• **Objective**
Your task is to retype the lines from the opening of the material through the line that includes "years = np.arange(1900, 2005)". Do not copy the pictures.

• **Data section**
--- begin ---

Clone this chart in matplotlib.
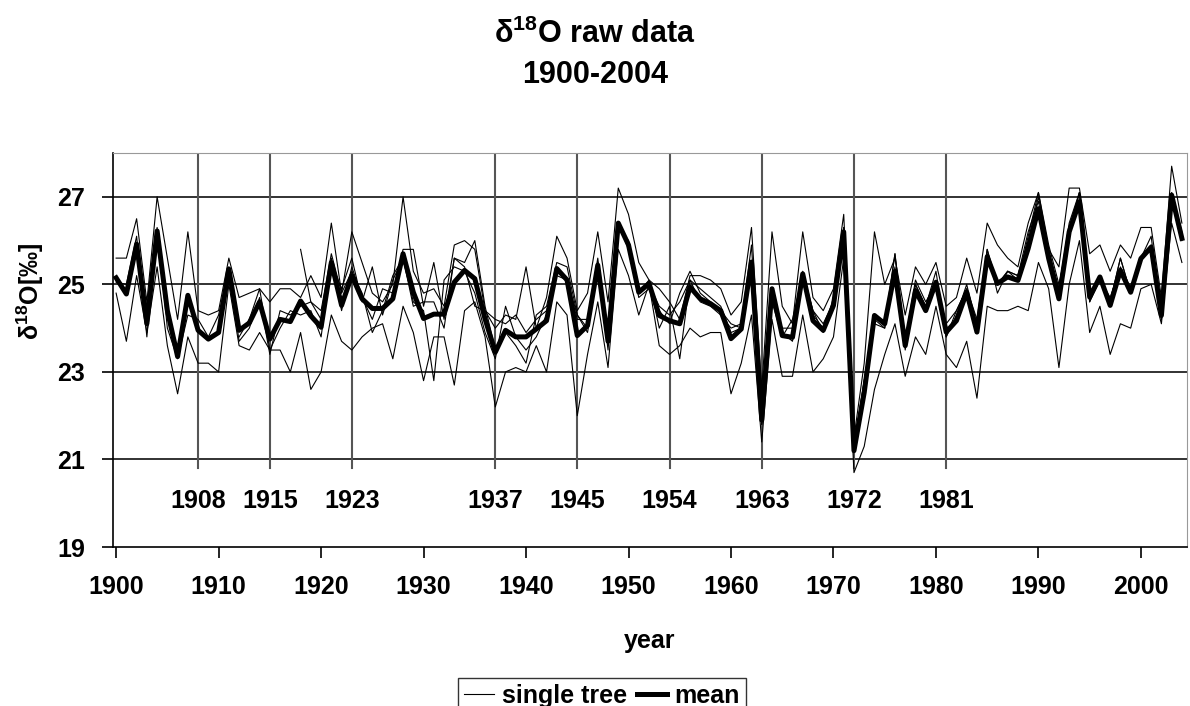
import numpy as np
import matplotlib
matplotlib.use("Agg")
import matplotlib.pyplot as plt

plt.rcParams['font.family'] = ['Liberation Sans', 'DejaVu Sans']
plt.rcParams['font.weight'] = 'bold'
plt.rcParams['mathtext.fontset'] = 'custom'
plt.rcParams['mathtext.rm'] = 'Liberation Sans:bold'
plt.rcParams['mathtext.it'] = 'Liberation Sans:bold'
plt.rcParams['mathtext.bf'] = 'Liberation Sans:bold'

years = np.arange(1900, 2005)

# mean of all trees
mean = [25.15, 24.78, 25.92, 24.10, 26.22, 24.40, 23.35, 24.75, 23.95, 23.75,
        23.90, 25.35, 23.95, 24.12, 24.60, 23.75, 24.20, 24.15, 24.62, 24.28,
        24.02, 25.50, 24.52, 25.20, 24.67, 24.45, 24.45, 24.67, 25.70, 24.82,
        24.22, 24.32, 24.32, 25.05, 25.32, 25.13, 24.21, 23.45, 23.95, 23.80,
        23.80, 23.98, 24.17, 25.36, 25.10, 23.83, 24.06, 25.44, 23.70, 26.40,
        25.90, 24.82, 25.02, 24.29, 24.17, 24.10, 24.94, 24.67, 24.56, 24.40,
        23.76, 23.98, 25.51, 21.90, 24.90, 23.83, 23.79, 25.24, 24.17, 23.95,
        24.52, 26.20, 21.20, 22.53, 24.29, 24.10, 25.30, 23.60, 24.86, 24.40,
        25.05, 23.91, 24.17, 24.82, 23.91, 25.63, 25.02, 25.17, 25.09, 25.82,
        26.73, 25.59, 24.67, 26.20, 26.89, 24.71, 25.17, 24.52, 25.32, 24.82,
        25.59, 25.85, 24.29, 27.04, 26.05]

tree1 = [25.6, 25.6, 26.5, 24.6, 27.0, 25.6, 24.2, 26.2, 24.4, 24.3,
         24.4, 25.6, 24.7, 24.8, 24.9, 24.6, 24.9, 24.9, 24.7, 25.2,
         24.7, 26.4, 24.8, 26.2, 25.5, 24.8, 24.6, 25.0, 27.0, 25.3,
         24.8, 24.9, 24.5, 25.9, 26.0, 25.8, 24.4, 24.0, 24.3, 24.2,
         25.4, 24.0, 24.7, 26.1, 25.6, 24.4, 24.8, 26.2, 24.6, 27.2,
         26.6, 25.5, 25.1, 24.9, 24.6, 24.2, 25.2, 25.2, 25.1, 24.9,
         24.3, 24.6, 26.3, 22.6, 26.2, 24.5, 24.1, 26.2, 24.7, 24.4,
         24.9, 26.6, 21.5, 23.2, 26.2, 25.0, 25.6, 24.3, 25.4, 25.0,
         25.5, 24.5, 24.7, 25.6, 24.8, 26.4, 25.9, 25.6, 25.4, 26.4,
         27.1, 25.8, 25.4, 27.2, 27.2, 25.7, 25.9, 25.3, 25.9, 25.6,
         26.3, 26.3, 24.7, 27.7, 26.4]

tree2 = [24.8, 23.7, 25.2, 23.9, 25.4, 23.6, 22.5, 23.8, 23.2, 23.2,
         23.0, 25.0, 23.6, 23.5, 23.9, 23.5, 23.5, 23.0, 23.9, 22.6,
         23.0, 24.3, 23.7, 23.5, 23.8, 24.0, 24.1, 23.3, 24.5, 23.9,
         22.8, 23.8, 23.8, 22.7, 24.4, 24.6, 23.8, 22.2, 23.0, 23.1,
         23.0, 23.6, 23.0, 24.6, 24.3, 22.0, 23.4, 24.6, 23.1, 25.8,
         25.2, 24.3, 25.0, 23.6, 23.4, 23.6, 24.0, 23.8, 23.9, 23.9,
         22.5, 23.2, 24.3, 21.4, 24.2, 22.9, 22.9, 24.3, 23.0, 23.3,
         23.8, 25.6, 20.7, 21.3, 22.6, 23.4, 24.1, 22.9, 23.8, 23.4,
         24.5, 23.4, 23.1, 23.7, 22.4, 24.5, 24.4, 24.4, 24.5, 24.4,
         25.5, 24.9, 23.1, 25.0, 26.0, 23.9, 24.5, 23.4, 24.1, 24.0,
         24.9, 25.0, 24.1, 26.4, 25.5]

tree3 = [25.05, 25.0, 26.1, 23.8, 26.3, 24.0, 23.3, 24.3, 24.2, 23.8,
         24.3, 25.4, 23.7, 24.0, 24.7, 23.4, 24.4, 24.3, 24.5, 24.6,
         24.2, 25.6, 24.4, 25.4, 24.7, 24.2, 24.9, 24.8, 25.8, 25.8,
         24.5, 25.5, 24.2, 25.6, 25.5, 26.0, 24.5, 23.5, 23.9, 23.6,
         23.2, 24.3, 24.5, 25.5, 25.4, 24.3, 24.0, 25.5, 23.5, 26.4,
         25.8, 24.8, 25.0, 24.5, 24.3, 24.6, 25.1, 24.9, 24.7, 24.5,
         23.9, 24.0, 25.5, 21.8, 24.8, 23.9, 23.7, 25.3, 24.4, 24.1,
         24.6, 26.3, 21.2, 22.5, 24.2, 24.0, 25.4, 23.5, 25.0, 24.5,
         25.3, 23.8, 24.3, 25.0, 24.0, 25.7, 25.0, 25.3, 25.2, 26.2,
         26.9, 25.6, 24.9, 26.3, 27.1, 24.6, 25.1, 24.7, 25.4, 24.9,
         25.6, 26.1, 24.2, 27.0, 26.1]

# tree 4 starts in 1912, tree 5 in 1918
tree4 = [np.nan] * 12 + [
         23.8, 24.2, 24.9, 23.5, 24.0, 24.4, 24.3, 24.4,
         23.8, 25.5, 24.9, 25.6, 24.6, 25.4, 24.3, 25.1, 25.6, 24.6,
         24.4, 22.8, 25.1, 25.4, 25.3, 24.8, 23.9, 23.3, 24.5, 23.8,
         23.5, 23.8, 24.3, 25.4, 25.1, 24.2, 24.2, 25.6, 23.7, 26.3,
         26.0, 24.8, 25.1, 24.0, 24.5, 23.3, 25.1, 24.6, 24.5, 24.3,
         24.0, 24.1, 25.9, 21.9, 24.6, 23.8, 24.2, 25.2, 24.4, 23.9,
         24.7, 26.2, 21.3, 22.8, 24.3, 24.1, 25.7, 23.7, 25.1, 24.6,
         25.0, 24.1, 24.4, 24.9, 24.2, 25.8, 25.0, 25.3, 25.2, 26.0,
         27.0, 25.8, 24.9, 26.4, 27.1, 24.7, 25.2, 24.6, 25.6, 24.8,
         25.6, 25.9, 24.3, 27.1, 26.2]

tree5 = [np.nan] * 18 + [
         25.8, 24.6,
         24.4, 25.7, 24.8, 25.3, 24.8, 23.9, 24.4, 25.2, 25.6, 24.5,
         24.6, 24.6, 24.0, 25.6, 25.4, 24.5, 24.4, 24.2, 24.1, 24.3,
         23.9, 24.2, 24.4, 25.2, 25.1, 24.3, 23.9, 25.3, 23.6, 26.3,
         25.9, 24.7, 24.9, 24.4, 24.1, 24.8, 25.3, 24.8, 24.6, 24.4,
         24.1, 24.0, 25.5, 21.8, 24.7, 24.0, 24.0, 25.2, 24.3, 24.0,
         24.6, 26.3, 21.3, 22.8, 24.1, 24.0, 25.7, 23.6, 25.0, 24.5,
         24.9, 23.8, 24.4, 24.9, 24.1, 25.8, 24.8, 25.3, 25.1, 26.1,
         27.1, 25.9, 25.0, 26.1, 27.1, 24.6, 25.2, 24.6, 25.6, 24.8,
         25.6, 25.9, 24.2, 27.0, 26.0]

trees = [tree1, tree2, tree3, tree4, tree5]

# marked years (vertical lines + labels)
event_years = [1908, 1915, 1923, 1937, 1945, 1954, 1963, 1972, 1981]

fig = plt.figure(figsize=(11.9, 7.06), dpi=100)
ax = fig.add_axes([0.095, 0.2252, 0.9025, 0.558])

for yv in [21, 23, 25, 27]:
    ax.axhline(yv, color='#222222', lw=1.3, zorder=1)

for ey in event_years:
    ax.plot([ey, ey], [20.8, 28], color='#555555', lw=1.5, zorder=1)
    ax.text(ey, 20.05, str(ey), ha='center', va='center', fontsize=18, fontweight='bold')

for i, t in enumerate(trees):
    ax.plot(years, t, color='black', lw=0.8, zorder=2, label='single tree' if i == 0 else None)
ax.plot(years, mean, color='black', lw=3.6, zorder=3, label='mean')

ax.set_xlim(1899.7, 2004.5)
ax.set_ylim(19, 28)
ax.set_xticks(range(1900, 2001, 10))
ax.set_yticks([19, 21, 23, 25, 27])
ax.tick_params(axis='both', direction='out', length=8, width=1.2, labelsize=18, pad=12)
for lab in ax.get_xticklabels() + ax.get_yticklabels():
    lab.set_fontweight('bold')

ax.spines['left'].set_color('black')
ax.spines['bottom'].set_color('black')
ax.spines['left'].set_linewidth(1.2)
ax.spines['bottom'].set_linewidth(1.2)
ax.spines['top'].set_color('#999999')
ax.spines['right'].set_color('#999999')

ax.set_xlabel('year', fontsize=18, fontweight='bold', labelpad=22)
ax.set_ylabel(r'δ$^{18}$O[‰]', fontsize=18, fontweight='bold', labelpad=4)
ax.yaxis.set_label_coords(-0.062, 0.65)

fig.text(0.5, 0.939, r'δ$^{18}$O raw data', ha='center', va='baseline', fontsize=22, fontweight='bold')
fig.text(0.5, 0.882, '1900-2004', ha='center', va='baseline', fontsize=22, fontweight='bold')

leg = fig.legend(loc='upper left', bbox_to_anchor=(458 / 1190, 0.040),
                 ncol=2, fontsize=18, frameon=True, fancybox=False, edgecolor='black',
                 handlelength=1.2, handletextpad=0.3, columnspacing=0.4, borderpad=0.25,
                 borderaxespad=0)
leg.get_frame().set_linewidth(1.0)
for txt in leg.get_texts():
    txt.set_fontweight('bold')

fig.savefig('out.png', dpi=100)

--- end ---

• **Solution to this task**
Clone this chart in matplotlib.
import numpy as np
import matplotlib
matplotlib.use("Agg")
import matplotlib.pyplot as plt

plt.rcParams['font.family'] = ['Liberation Sans', 'DejaVu Sans']
plt.rcParams['font.weight'] = 'bold'
plt.rcParams['mathtext.fontset'] = 'custom'
plt.rcParams['mathtext.rm'] = 'Liberation Sans:bold'
plt.rcParams['mathtext.it'] = 'Liberation Sans:bold'
plt.rcParams['mathtext.bf'] = 'Liberation Sans:bold'

years = np.arange(1900, 2005)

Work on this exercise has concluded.